_DATA SECTION_.
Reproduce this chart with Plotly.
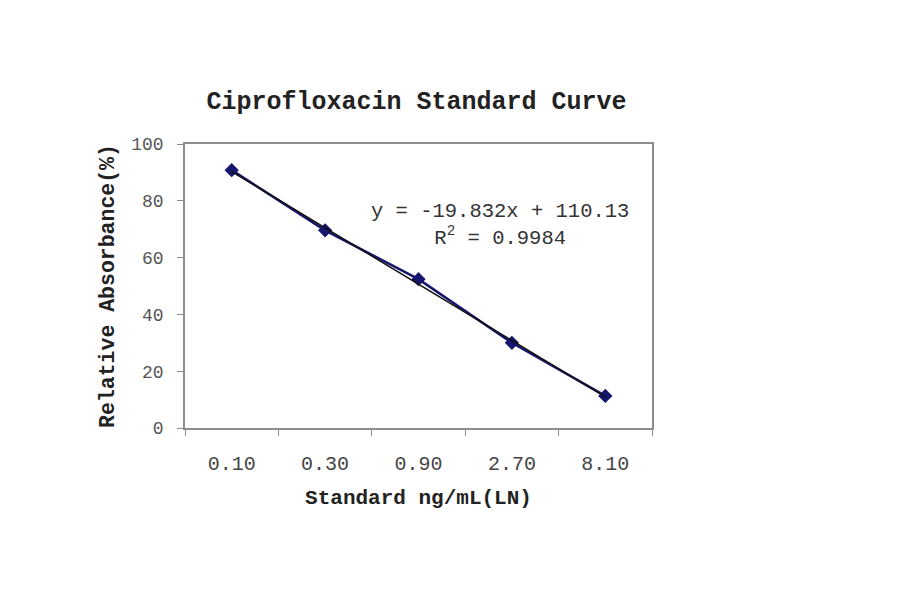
import plotly.graph_objects as go

# standard concentrations (ng/mL) and measured relative absorbance (%)
concentrations = ["0.10", "0.30", "0.90", "2.70", "8.10"]
absorbance = [90.8, 69.6, 52.4, 30.0, 11.3]

# linear trendline reported on the chart
slope = -19.832
intercept = 110.13
r_squared = 0.9984

y_ticks = [0, 20, 40, 60, 80, 100]

mono = "Liberation Mono"
axis_grey = "#8c8c8c"

# trendline uses category index 1..5
trend_x = [concentrations[0], concentrations[-1]]
trend_y = [slope * 1 + intercept, slope * len(concentrations) + intercept]

fig = go.Figure()

fig.add_trace(go.Scatter(
    x=concentrations, y=absorbance,
    mode="lines+markers",
    line=dict(color="#16166e", width=2.5),
    marker=dict(symbol="diamond", size=11, color="#16166e"),
    showlegend=False,
))

fig.add_trace(go.Scatter(
    x=trend_x, y=trend_y,
    mode="lines",
    line=dict(color="#111111", width=1.5),
    showlegend=False,
))

fig.add_annotation(
    xref="paper", yref="y", x=0.675, y=71.5,
    xanchor="center", yanchor="middle",
    text=f"y = {slope}x + {intercept}<br>R<sup>2</sup> = {r_squared}",
    showarrow=False, align="center",
    font=dict(family=mono, size=20.5, color="#333333"),
)

fig.update_layout(
    width=900, height=594,
    margin=dict(l=177, r=256, t=136, b=174),
    paper_bgcolor="white", plot_bgcolor="white",
    title=dict(
        text="<b>Ciprofloxacin Standard Curve</b>",
        x=0.454, xanchor="center", y=0.845, yanchor="middle",
        font=dict(family=mono, size=25, color="#222222"),
    ),
)

fig.update_xaxes(
    type="category", range=[-0.5, 4.5],
    tickson="boundaries", ticks="outside", ticklen=6, tickcolor=axis_grey,
    ticklabelstandoff=16,
    showline=True, linecolor=axis_grey, linewidth=1.5, mirror=True,
    showgrid=False,
    tickfont=dict(family=mono, size=20, color="#444444"),
    title=dict(text="<b>Standard ng/mL(LN)</b>", standoff=15,
               font=dict(family=mono, size=21, color="#222222")),
)

fig.update_yaxes(
    range=[0, 100], tickvals=y_ticks,
    ticks="outside", ticklen=6, tickcolor=axis_grey,
    ticklabelstandoff=10,
    showline=True, linecolor=axis_grey, linewidth=1.5, mirror=True,
    showgrid=False, zeroline=False,
    tickfont=dict(family=mono, size=18, color="#555555"),
    title=dict(text="<b>Relative Absorbance(%)</b>", standoff=11,
               font=dict(family=mono, size=21.5, color="#222222")),
)

fig.write_html("out.html")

_WHAT TO DO_. Exactly reproduce the run of lines from the start of the listing through the line with "y_ticks = [0, 20, 40, 60, 80, 100]", inclusive; pictures are not copied.

_EXERCISE OUTPUT_.
Reproduce this chart with Plotly.
import plotly.graph_objects as go

# standard concentrations (ng/mL) and measured relative absorbance (%)
concentrations = ["0.10", "0.30", "0.90", "2.70", "8.10"]
absorbance = [90.8, 69.6, 52.4, 30.0, 11.3]

# linear trendline reported on the chart
slope = -19.832
intercept = 110.13
r_squared = 0.9984

y_ticks = [0, 20, 40, 60, 80, 100]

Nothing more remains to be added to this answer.